The question asks us specifically to prove the proposition using simple induction. But, Unbeatable0, if I've taken your hint correctly, the values for x, y & z need to be greater than 1.
• Apr 5th 2011, 03:55 AM
tonio
Quote:

Originally Posted by AdamC
Thanks heaps but there is another one which I cant figure out. I have to prove that for each positive integer n there exist integers x,y,z > 1 so that:
x^2+y^2=17z^(4n)

:S

How does induction work with 4 variables?

Why do you worry about the variables? Worry about n...

For $n = 1:\,\,4^2+1^2=17\cdot 1^{4}$...check

Suppose for $n:\,\,\exists x,y,z\,\,s.t.\,\,x^2+y^2=17z^{4n}$ , and we shall prove for n+1. But

$z^{4(n+1)}=z^4z^{4n}$ , so using the inductive hypothesis...(Giggle)(Wink)

Tonio
• Apr 5th 2011, 09:11 AM
Opalg
Quote:

Originally Posted by tonio
Why do you worry about the variables? Worry about n...

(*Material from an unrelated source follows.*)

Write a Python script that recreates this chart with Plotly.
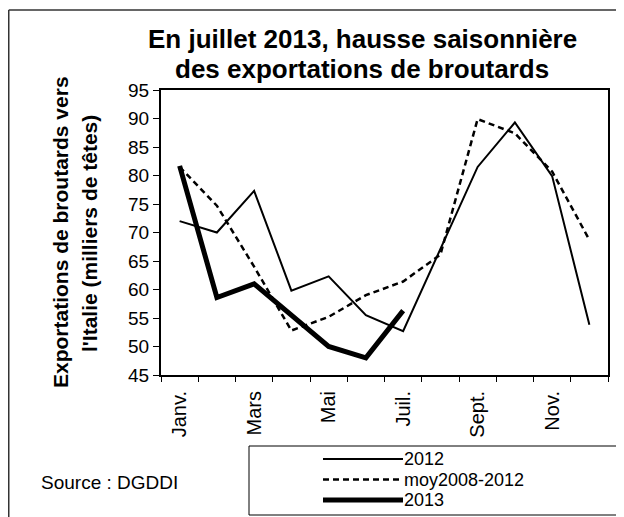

For $n = 1:\,\,4^2+1^2=17\cdot 1^{4}$...check

Here, you should worry about the variables, because the question specifies integers x,y,z > 1. (Evilgrin) (But it's not hard to adapt the base case example to satisfy those conditions.)
• Apr 5th 2011, 02:31 PM
tonio
Quote:

Originally Posted by Opalg
Here, you should worry about the variables, because the question specifies integers x,y,z > 1. (Evilgrin) (But it's not hard to adapt the base case example to satisfy those conditions.)

Good point. Completely missed that bigger than 1 thingy.

Tonio